Somewhere (2010, dir. Sofia Coppola) – The grand prize at Venice? Unanimously voted? What else was showing at Venice? As Wife observed, this film reminds one of Maeby’s classic line in Arrested Development when it’s inadvertently suggested that she end a film with two characters walking across the ocean: “No, deep is good. People are going to say, ‘What the hell just happened? I better say I like it,’ because nobody wants to seem stupid.” Being one of those who appreciated Lost In Translation and even Marie Antoinette, perhaps we can state with some degree of credit that Somewhere seems to go out of its way to be “arthouse,” begging even lovers of Terrence Malick and Wes Anderson to use the big “P” word (pretentious) in describing Sofia’s latest. Yes, it’s wandering, fluid, elusive, exploratory; and not explanatory, straightforward, or all that structured.

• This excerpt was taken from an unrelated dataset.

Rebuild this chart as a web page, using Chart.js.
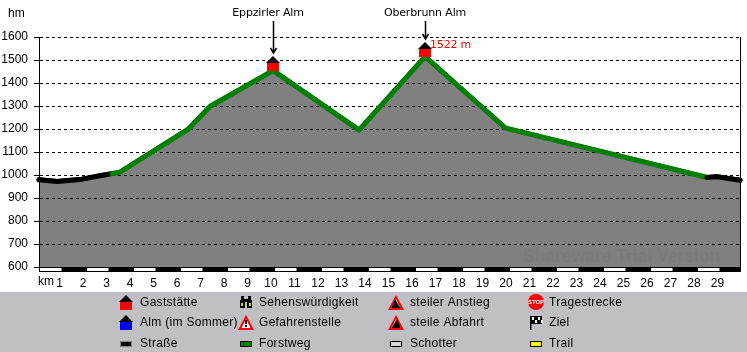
<!DOCTYPE html>
<html>
<head>
<meta charset="utf-8">
<title>Höhenprofil</title>
<script src="https://cdn.jsdelivr.net/npm/chart.js@4/dist/chart.umd.min.js"></script>
<style>
	html, body { margin: 0; padding: 0; background: #fff; overflow: hidden; }
	canvas { display: block; }
</style>
</head>
<body>
<canvas id="chart" width="747" height="352"></canvas>
<script>
const kmPoints = [0, 0.77, 1.74, 2.6, 3.11, 3.45, 6.34, 7.28, 9.96, 13.62, 16.43, 19.85, 28.43, 28.85, 29.83];
const heights = [979, 972, 980, 997, 1006, 1012, 1198, 1298, 1454, 1195, 1515, 1204, 989, 992, 977];
// surface of the segment that starts at each point
const surfaces = ['road', 'road', 'road', 'road', 'forest', 'forest', 'forest', 'forest', 'forest', 'forest', 'forest', 'forest', 'road', 'road'];
const surfaceColors = { road: '#000000', forest: '#008000' };

const huts = [
	{ name: 'Eppzirler Alm', index: 8, shift: -5 },
	{ name: 'Oberbrunn Alm', index: 10, shift: 0 }
];
const peakLabel = '1522 m';

const legendRows = [
	[['Gaststätte', 'hutRed'], ['Sehenswürdigkeit', 'binoculars'], ['steiler Anstieg', 'up'], ['Tragestrecke', 'stop']],
	[['Alm (im Sommer)', 'hutBlue'], ['Gefahrenstelle', 'danger'], ['steile Abfahrt', 'down'], ['Ziel', 'flag']],
	[['Straße', 'road'], ['Forstweg', 'forest'], ['Schotter', 'gravel'], ['Trail', 'trail']]
];

const textFont = '12px "Liberation Sans"';
const noteFont = '11px "DejaVu Sans"';

function hut(ctx, cx, top, color) {
	ctx.fillStyle = '#000';
	ctx.beginPath();
	ctx.moveTo(cx, top);
	ctx.lineTo(cx + 7, top + 7);
	ctx.lineTo(cx - 7, top + 7);
	ctx.closePath();
	ctx.fill();
	ctx.fillStyle = color;
	ctx.fillRect(cx - 6, top + 7, 12, 8);
}

function arrow(ctx, x, y0, y1) {
	ctx.strokeStyle = '#000';
	ctx.lineWidth = 1.5;
	ctx.beginPath();
	ctx.moveTo(x, y0);
	ctx.lineTo(x, y1);
	ctx.moveTo(x - 3, y1 - 5);
	ctx.lineTo(x, y1);
	ctx.lineTo(x + 3, y1 - 5);
	ctx.stroke();
}

function warnTriangle(ctx, cx, top) {
	ctx.fillStyle = '#f00';
	ctx.beginPath();
	ctx.moveTo(cx, top);
	ctx.lineTo(cx + 8, top + 15);
	ctx.lineTo(cx - 8, top + 15);
	ctx.closePath();
	ctx.fill();
	ctx.fillStyle = '#fff';
	ctx.beginPath();
	ctx.moveTo(cx, top + 4);
	ctx.lineTo(cx + 4.5, top + 13);
	ctx.lineTo(cx - 4.5, top + 13);
	ctx.closePath();
	ctx.fill();
}

function swatch(ctx, cx, y, fill, edge) {
	ctx.fillStyle = edge;
	ctx.fillRect(cx - 6, y - 3, 12, 6);
	ctx.fillStyle = fill;
	ctx.fillRect(cx - 5, y - 2, 10, 4);
}

function drawIcon(ctx, kind, cx, y) {
	if (kind === 'hutRed') hut(ctx, cx, y - 7, '#f00');
	if (kind === 'hutBlue') hut(ctx, cx, y - 7, '#00f');
	if (kind === 'road') swatch(ctx, cx, y + 1, '#000', '#808080');
	if (kind === 'forest') swatch(ctx, cx, y + 1, '#008000', '#000');
	if (kind === 'gravel') swatch(ctx, cx, y + 1, '#d8d8d8', '#000');
	if (kind === 'trail') swatch(ctx, cx, y + 1, '#ffff00', '#000');
	if (kind === 'binoculars') {
		ctx.fillStyle = '#000';
		ctx.fillRect(cx - 6, y - 2, 5, 8);
		ctx.fillRect(cx + 1, y - 2, 5, 8);
		ctx.fillRect(cx - 5, y - 6, 3, 5);
		ctx.fillRect(cx + 2, y - 6, 3, 5);
		ctx.fillRect(cx - 2, y - 3, 4, 3);
		ctx.fillStyle = '#e0d000';
		ctx.fillRect(cx - 5, y + 1, 2, 3);
		ctx.fillRect(cx + 3, y + 1, 2, 3);
	}
	if (kind === 'danger') {
		warnTriangle(ctx, cx, y - 7);
		ctx.fillStyle = '#000';
		ctx.fillRect(cx - 1, y - 2, 2, 4);
		ctx.fillRect(cx - 1, y + 3, 2, 2);
	}
	if (kind === 'up' || kind === 'down') {
		warnTriangle(ctx, cx, y - 7);
		ctx.fillStyle = '#000';
		ctx.beginPath();
		if (kind === 'up') {
			ctx.moveTo(cx - 4.5, y + 6);
			ctx.lineTo(cx + 4.5, y + 6);
			ctx.lineTo(cx - 1, y - 3);
		} else {
			ctx.moveTo(cx - 4.5, y + 6);
			ctx.lineTo(cx + 4.5, y + 6);
			ctx.lineTo(cx + 1, y - 3);
		}
		ctx.closePath();
		ctx.fill();
	}
	if (kind === 'stop') {
		ctx.fillStyle = '#f00';
		ctx.beginPath();
		ctx.arc(cx, y, 8, 0, Math.PI * 2);
		ctx.fill();
		ctx.fillStyle = '#fff';
		ctx.font = 'bold 6px "Liberation Sans"';
		ctx.textAlign = 'center';
		ctx.textBaseline = 'middle';
		ctx.fillText('STOP', cx, y);
	}
	if (kind === 'flag') {
		ctx.fillStyle = '#000';
		ctx.fillRect(cx - 6, y - 6, 1.5, 14);
		ctx.fillRect(cx - 5, y - 6, 11, 8);
		ctx.fillStyle = '#fff';
		for (let i = 0; i < 4; i++) {
			ctx.fillRect(cx - 4 + i * 3, y - 5 + (i % 2) * 3, 2, 3);
		}
	}
}

const decorPlugin = {
	id: 'decor',
	beforeDraw(chart) {
		const ctx = chart.ctx;
		ctx.save();
		ctx.fillStyle = '#c0c0c4';
		ctx.fillRect(0, 292, 747, 60);
		ctx.restore();
	},
	afterDraw(chart) {
		const ctx = chart.ctx;
		const area = chart.chartArea;
		const xs = chart.scales.x;
		const ys = chart.scales.y;

		// the grid sits above the fill but under the route line
		for (let i = 1; i < chart.data.datasets.length; i++) {
			chart.getDatasetMeta(i).dataset.draw(ctx, area);
		}

		ctx.save();

		// km strip under the plot
		ctx.fillStyle = '#000';
		ctx.fillRect(area.left, area.bottom, area.right - area.left + 1, 5);
		ctx.fillStyle = '#fff';
		for (let km = 0; km < 29; km += 2) {
			const a = xs.getPixelForValue(km) + 1;
			const b = xs.getPixelForValue(km + 1) - 1;
			ctx.fillRect(a, area.bottom + 1, b - a, 3);
		}
		ctx.fillStyle = '#000';
		ctx.fillRect(area.right, area.top, 1, area.bottom - area.top);

		// watermark
		ctx.fillStyle = '#7c7c7c';
		ctx.font = 'bold 17.5px "Liberation Sans"';
		ctx.textAlign = 'left';
		ctx.textBaseline = 'middle';
		ctx.fillText('Shareware Trial Version', 523, 257);

		ctx.fillStyle = '#000';
		ctx.font = textFont;
		ctx.textAlign = 'left';
		ctx.fillText('hm', 8, 14);
		ctx.fillText('km', 38, 282);

		huts.forEach(function (h) {
			const x = Math.round(xs.getPixelForValue(kmPoints[h.index]));
			const y = ys.getPixelForValue(heights[h.index]);
			const top = Math.round(y) - 15;
			ctx.fillStyle = '#000';
			ctx.font = noteFont;
			ctx.letterSpacing = '-0.15px';
			ctx.textAlign = 'center';
			ctx.textBaseline = 'middle';
			ctx.fillText(h.name, x + h.shift, 13);
			ctx.letterSpacing = '0px';
			arrow(ctx, x + 0.5, 21, top - 3);
			hut(ctx, x, top, '#f00');
		});

		const peak = huts[1].index;
		ctx.fillStyle = '#f00';
		ctx.font = noteFont;
		ctx.letterSpacing = '-0.2px';
		ctx.textAlign = 'left';
		ctx.textBaseline = 'middle';
		ctx.fillText(peakLabel, xs.getPixelForValue(kmPoints[peak]) + 5, 45);
		ctx.letterSpacing = '0px';

		// legend panel
		const iconX = [126, 246, 396, 536];
		const textX = [140, 259, 410, 549];
		const rowY = [302, 322, 343];
		legendRows.forEach(function (row, r) {
			row.forEach(function (item, c) {
				drawIcon(ctx, item[1], iconX[c], rowY[r]);
				ctx.fillStyle = '#000';
				ctx.font = textFont;
				ctx.letterSpacing = '0.3px';
				ctx.textAlign = 'left';
				ctx.textBaseline = 'middle';
				ctx.fillText(item[0], textX[c], rowY[r] + 1);
				ctx.letterSpacing = '0px';
			});
		});

		ctx.restore();
	}
};

function toPoints() {
	return kmPoints.map(function (km, i) {
		return { x: km, y: heights[i] };
	});
}

// one line dataset per run of the same surface
function routeDatasets() {
	const runs = [];
	surfaces.forEach(function (s, i) {
		if (i === 0 || surfaces[i - 1] !== s) {
			runs.push({ surface: s, from: i, to: i + 1 });
		} else {
			runs[runs.length - 1].to = i + 1;
		}
	});
	return runs.map(function (run) {
		return {
			label: run.surface,
			data: toPoints().slice(run.from, run.to + 1),
			fill: false,
			borderColor: surfaceColors[run.surface],
			borderWidth: 5,
			borderCapStyle: 'round',
			borderJoinStyle: 'round',
			pointRadius: 0,
			tension: 0,
			clip: false
		};
	});
}

new Chart(document.querySelector('#chart').getContext('2d'), {
	type: 'line',
	plugins: [decorPlugin],
	data: {
		datasets: [{
			label: 'Fläche',
			data: toPoints(),
			fill: 'start',
			backgroundColor: '#808080',
			borderWidth: 0,
			pointRadius: 0,
			tension: 0
		}].concat(routeDatasets())
	},
	options: {
		responsive: false,
		animation: false,
		events: [],
		layout: { padding: { top: 37, right: 7, left: 0, bottom: 0 } },
		plugins: {
			legend: { display: false },
			tooltip: { enabled: false }
		},
		scales: {
			x: {
				type: 'linear',
				min: 0,
				max: 29.83,
				afterFit: function (scale) { scale.height = 85; },
				grid: { display: false },
				border: { display: false },
				ticks: {
					stepSize: 1,
					includeBounds: false,
					autoSkip: false,
					maxRotation: 0,
					padding: 1,
					labelOffset: -3,
					color: '#000',
					font: { family: 'Liberation Sans', size: 12 },
					callback: function (v) { return v === 0 ? '' : String(v); }
				}
			},
			y: {
				min: 600,
				max: 1600,
				afterFit: function (scale) { scale.width = 39; },
				grid: {
					z: 1,
					color: '#000',
					lineWidth: 1,
					tickLength: 5,
					tickColor: '#000',
					tickBorderDash: []
				},
				border: { display: true, color: '#000', width: 1, dash: [3, 3], z: 1 },
				ticks: {
					stepSize: 100,
					padding: 6,
					color: '#000',
					font: { family: 'Liberation Sans', size: 12 },
					callback: function (v) { return String(v); }
				}
			}
		}
	}
});
</script>
</body>
</html>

The point being made is not a difficult one, but the film presents it as difficult. This is essentially the definition of the “P” word.

Akira (1988, dir. Katsuhiro Otomo) – Animated dystopia at its best, probably, but who watches much of it? Seems like such a time warp into the 80s, not to mention a space warp into Japan. Put those two together and you get something so huge and ideologically influential (not to mention aesthetically) that there are probably countless dissertations out there on the subject. The myth at the narrative’s center is easily the most interesting aspect of the film. After years of waiting for their god to resurrect, they stumble into the definitively postmodern fact that god is dead and guys with money have just been perpetuating the image of his existence for all this time.

Fanboys (2009, dir. Kyle Newman) – By geeks, for geeks, via geeks. A flatly objective satire on Star Wars followers would have equated them, ultimately, with Star Trek nerds. Instead, Fanboys, despite utilizing William Shatner himself, shamelessly betrays its preference for all things Lucas. This makes the project all the more endearing, and is probably exactly what led Shatner to agree to it (recall his infamous SNL rant). Those behind and in front of the camera are perfectly tuned into the confused sexuality of these tools, which not only disarms the films critics but gives the film’s social awkwardness that special ingredient of self-consciousness.

Galaxy Quest (1999, dir. Dean Parisot) – Actually watched this one the night before the aforementioned. As a former Trekker/Trekkie/whatever-they-want-to-be-called-these-days, Galaxy Quest really is the Star Trek equivalent of Fanboys. It is the equivalent in the sense that Trek people really are a more social crowd: gathering at conventions and submerging themselves in team heroism, too busy to flip their noses at Star Wars people. (Arguably, they know that Roddenberry could no more take down Lucas than the Gorn could take down Kirk.) Made for an older crowd than Fanboys, Galaxy Quest is a bit more laid back and takes even its satire less seriously than the former.